Before Reading week we sat down with George to discuss the themes of privacy in the technological age and the impact of technologies shaping our collective behaviours. We focussed on the possible ways of structuring our presentation- would we focus of the evolution of digitisation or this moment in history in 2019. We settled on reflecting on the developments of the last 2 years, of the significant policy changes and the increasingly explicit use of targeted advertising and data analysis. From fixed disciplinary institutions to fluid, over-arching technologies that we are now surrounded by.
We also considered presenting our findings either under the broad headings of pleasure/freedom, privacy and safety or looking at specific technologies and apps and weighing them under the criteria of how these make our lives easier vs. how these impinge on and/or change the meaning of privacy and safety.
We also filled out the consent form for ethical approval, and decided on a survey/focus group for our methodology. If we decide to do any of the surveys online, we could acknowledge that the themes we are engaging in are being performed as we collect data for research via the internet.
Reading Week Task: George asked us to start building a bibliography so we can go into interviews with theoretical underpinnings and specific examples to further discussion to our advantage.
Titles that might be helpful:
- Radical Technologies – Adam Greenfield
- Attention Merchants – Tim Wu
- Extrastatecraft – Keller Easterling
- Gramophone, Film, Typewriter – Friedrich Kittler
In this essay, I traced the trajectory of the shift from Victorian literature to the beginning of modern literary forms. Through Virginia Woolf’s essays ‘Modern Fiction’ and ‘Mr Bennett and Mrs Brown’, I highlighted the implicit conflict coming through in the two contrasting modes of representing identity. I talked about the emergence of a ‘Georgian literature’, which Woolf defended and the Edwardians whom Mr Bennett represents. The radical changes in society reflected the conception of their characters and their writings in a way that was lulling. Woolf termed this Edwardian void between these representations of the self and the modern self itself as ‘materialism’. The purgatory that marked this shift also allowed to me to argue that the ‘self’ is essentially a contested concept across and within disciplines.
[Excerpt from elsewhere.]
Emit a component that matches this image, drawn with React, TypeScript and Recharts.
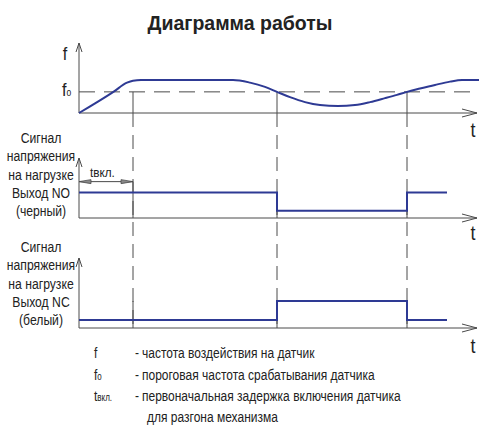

Reflection on the First Session:
In the first session we got to know each other, talked about our major disciplines and discussed out semester one essay summaries. Coming from the departments of Classics, Geography, Politics and Literature we all had extremely different essay questions. We pointed out that discrimination was a common topic amidst all our writings and that we were interested in exploring something contemporary and relevant in our project this term. George gave an outline of how this module would function on a weekly basis asked us to come up with ideas for the next session so we could narrow down on our final topic.